Нелеп, потому что является запретом на называние вещей своими именами. Бессмысленно запретить называть солнце солнцем или законодательно принудить быть благодарным тому, кто тебя ограбил. Это в перспективе лишь дискредитирует как закон, так и власть, его навязывающую. Вреден, потому что мешает развитию социальной солидарности, да и солидарности вообще, мешает осознанию своих реальных социальных интересов. Причем он вреден даже с той точки зрения, что мешает и согласованию интересов: для того, чтобы согласовать их, нужно их осознавать, равно как и осознавать, что у тебя они одни, а у другого – другие. В конечном счете, даже для того, чтобы признавать и уважать чужие интересы, нужно как минимум осознавать и уважать свои. Но в первую очередь нужно осознавать и удовлетворять прежде всего свои – и лишь убедившись, что удовлетворение твоих интересов можно согласовать с удовлетворением интересов другой группы, можно соглашаться на те или иные виды взаимных компромиссов.
России действительно не хватает солидаризма социальных групп, не хватает осознания реальных интересов этих групп. Потому что вряд ли кто-то станет осознавать и соблюдать интересы той или иной группы в адекватной мере, если сама группа этого не делает.
Для того же, чтобы ускорить как процесс социальной самоидентификации, так и процесс социальной солидаризации, нужно решить, среди прочего, три вполне конкретных политико-правовых вопроса:
1) законодательно установить обязательность существования профсоюза на каждом предприятии и в каждой организации, вне зависимости от формы собственности;
2) отменить запрет на создание и деятельность партийных организаций на предприятиях и в организациях, более того – поощрять такую деятельность;
3) отменить запрет на так называемое "разжигание социальной розни" и, соответственно, уголовное преследование по этой статье.

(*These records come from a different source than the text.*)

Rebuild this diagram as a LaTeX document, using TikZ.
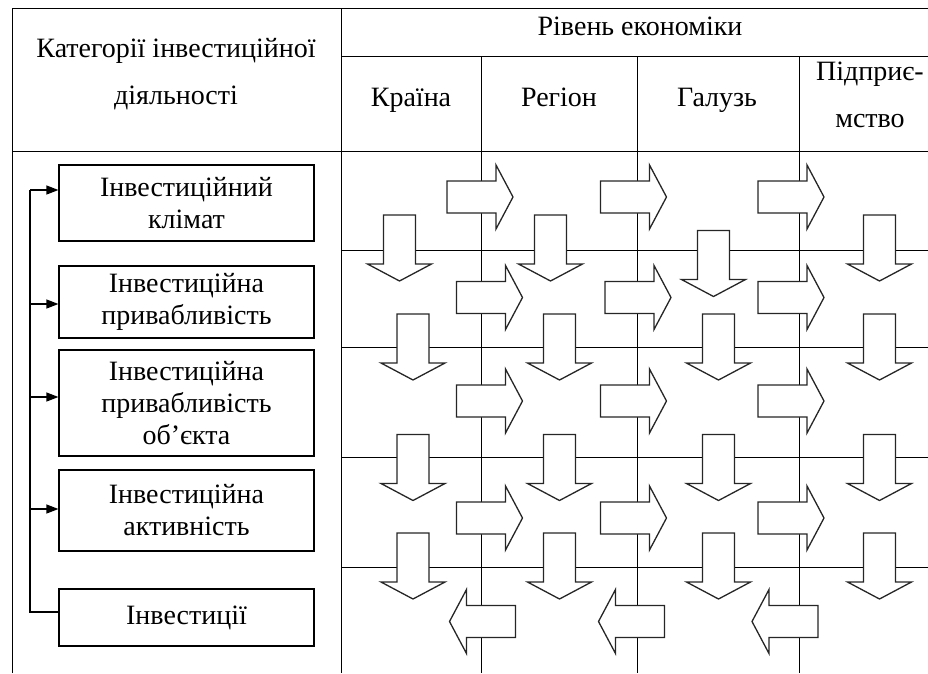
\documentclass[tikz,border=0pt]{standalone}
\usepackage{fontspec}
\setmainfont{Liberation Serif}[Script=Cyrillic]
\usetikzlibrary{arrows.meta}
\begin{document}
\begin{tikzpicture}[x=1pt, y=-1pt,
    rule/.style={line width=1pt},
    head/.style={align=center, font=\rmfamily\fontsize{28}{47}\selectfont},
    catbox/.style={draw, line width=1.2pt, fill=white, minimum width=255pt,
      align=center, font=\rmfamily\fontsize{28}{32}\selectfont},
    bus/.style={line width=1.2pt},
    feed/.style={line width=1.2pt, -{Triangle[length=12pt,width=9pt]}},
    blk/.style={draw=black!85, line width=1.3pt, fill=white},
    blkarrow/.pic={
      \path[blk] (-33,-16) -- (16,-16) -- (16,-32) -- (33,0) -- (16,32)
        -- (16,16) -- (-33,16) -- cycle;}]
  \useasboundingbox (0,0) rectangle (928,673);
  % table
  \draw[rule] (12,673) -- (12,8) -- (928,8);
  \draw[rule] (341,8) -- (341,673);
  \draw[rule] (341,56) -- (928,56);
  \draw[rule] (12,151) -- (928,151);
  \foreach \x in {481,637,799}
    \draw[rule] (\x,56) -- (\x,673);
  \foreach \y in {250,347,457,567}
    \draw[rule] (341,\y) -- (928,\y);
  % headers
  \node[head] (cat) at (176,74) {Категорії інвестиційної\\діяльності};
  \node[head, anchor=base] (level) at (640,35) {Рівень економіки};
  \node[head, anchor=base] (country) at (411,106) {Країна};
  \node[head, anchor=base] (region) at (559,106) {Регіон};
  \node[head, anchor=base] (branch) at (717,106) {Галузь};
  \node[head] (firm) at (870,94.5) {Підприє-\\мство};
  % categories
  \node[catbox, minimum height=76pt] (climate) at (186.5,203) {Інвестиційний\\клімат};
  \node[catbox, minimum height=72pt] (appeal) at (186.5,302) {Інвестиційна\\привабливість};
  \node[catbox, minimum height=106pt] (object) at (186.5,403) {Інвестиційна\\привабливість\\об’єкта};
  \node[catbox, minimum height=81pt] (activity) at (186.5,510.5) {Інвестиційна\\активність};
  \node[catbox, minimum height=57pt] (invest) at (186.5,617.5) {Інвестиції};
  \coordinate (b1) at (30,190);
  \coordinate (b2) at (30,304);
  \coordinate (b3) at (30,397);
  \coordinate (b4) at (30,509);
  \coordinate (b5) at (30,612);
  \draw[bus] (b1) -- (b5) -- (b5 -| invest.west);
  \draw[feed] (b1) -- (b1 -| climate.west);
  \draw[feed] (b2) -- (b2 -| appeal.west);
  \draw[feed] (b3) -- (b3 -| object.west);
  \draw[feed] (b4) -- (b4 -| activity.west);
  % block arrows
  \foreach \x/\y in {480/197, 633.5/197, 791/197,
      489.5/297.5, 638/297.5, 791/297.5,
      489.5/401, 633.5/401, 791/401,
      489.5/518, 633.5/518, 791/518}
    \pic at (\x,\y) {blkarrow};
  \foreach \x/\y in {399.5/248, 550.5/248, 713.5/263.5, 879.5/248,
      413/347, 559.5/347, 718.5/347, 879.5/347,
      413/467.5, 559.5/467.5, 718.5/467.5, 879.5/467.5,
      413/566, 559.5/566, 718.5/566, 879.5/566}
    \pic[rotate=-90] at (\x,\y) {blkarrow};
  \foreach \x in {482.5,631.5,785}
    \pic[rotate=180] at (\x,621.5) {blkarrow};
\end{tikzpicture}
\end{document}
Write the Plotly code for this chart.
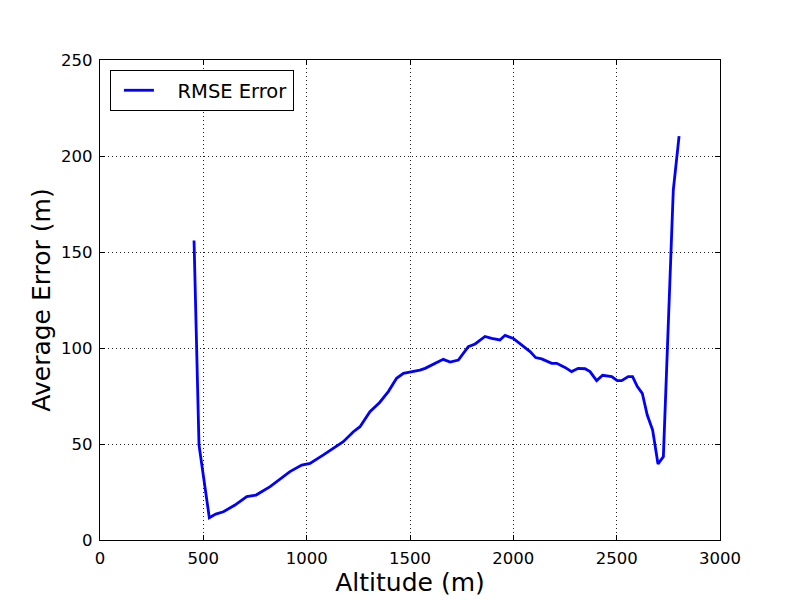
import plotly.graph_objects as go

altitude = [455, 479, 529, 560, 597, 653, 710, 755, 823, 870, 919, 976, 1016, 1081,
            1137, 1177, 1226, 1258, 1306, 1352, 1395, 1435, 1468, 1516, 1548, 1573,
            1621, 1661, 1694, 1734, 1782, 1815, 1863, 1895, 1935, 1960, 2000, 2040,
            2081, 2108, 2137, 2186, 2210, 2250, 2282, 2314, 2347, 2371, 2403, 2432,
            2476, 2503, 2524, 2556, 2577, 2600, 2624, 2648, 2674, 2700, 2726, 2774, 2802]
rmse = [156, 49.5, 11.6, 13.5, 14.7, 18.2, 22.6, 23.4, 27.8, 31.5, 35.6, 39, 39.9, 44.3,
        48.6, 51.2, 56.4, 59, 66.8, 71.5, 77.3, 84.2, 86.8, 87.7, 88.5, 89.4,
        92, 94.1, 92.7, 93.7, 100.7, 102.1, 106, 105, 104.2, 106.6, 105, 101.6,
        98.1, 95, 94.3, 92, 92, 89.9, 87.7, 89.4, 89.2, 87.7, 83, 85.8,
        85.1, 83, 83, 85.1, 85.1, 79.9, 76.4, 65.1, 57.3, 39.6, 43.4, 182.3, 210.4]

x_ticks = [0, 500, 1000, 1500, 2000, 2500, 3000]
y_ticks = [0, 50, 100, 150, 200, 250]

fig = go.Figure()
fig.add_trace(go.Scatter(x=altitude, y=rmse, mode="lines",
                         name="\u00a0\u00a0\u00a0RMSE Error",
                         line=dict(color="#0000ff", width=2.8)))

axis_common = dict(showline=True, linecolor="black", linewidth=1.2, mirror="ticks",
                   ticks="inside", ticklen=5, tickcolor="black", tickwidth=1,
                   showgrid=True, gridcolor="#222222", griddash="1px,3px", gridwidth=1,
                   zeroline=False, ticklabelstandoff=3,
                   tickfont=dict(family="DejaVu Sans", size=16.5, color="black"))

fig.update_xaxes(range=[0, 3000], tickvals=x_ticks, ticktext=[str(v) for v in x_ticks],
                 title=dict(text="Altitude (m)", font=dict(family="DejaVu Sans", size=25, color="black"),
                            standoff=6),
                 **axis_common)
fig.update_yaxes(range=[0, 250], tickvals=y_ticks, ticktext=[str(v) for v in y_ticks],
                 title=dict(text="Average Error (m)", font=dict(family="DejaVu Sans", size=25, color="black"),
                            standoff=3),
                 **axis_common)

# page body has an 8px default margin: compensate so the plot area lands at 100..720 x 60..540
fig.update_layout(width=792, height=592, plot_bgcolor="white", paper_bgcolor="white",
                  margin=dict(l=92, r=80, t=52, b=60, autoexpand=False),
                  font=dict(family="DejaVu Sans", color="black"),
                  showlegend=True,
                  legend=dict(x=0.016, y=0.979, xanchor="left", yanchor="top",
                              indentation=8,
                              bordercolor="black", borderwidth=1, bgcolor="white",
                              font=dict(family="DejaVu Sans", size=19.5, color="black")))

fig.write_html("out.html")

То есть можно, конечно, этого и не делать. Но тогда нужно смириться не только с тем, что становление солидарных социальных отношений (а следовательно, и самоорганизации общества) будет затруднено и замедленно, но и с тем, что самоорганизация общества начнет приобретать уродливые и заведомо антисистемные формы, и это общество будет смотреть на власть как на подлежащего уничтожению врага.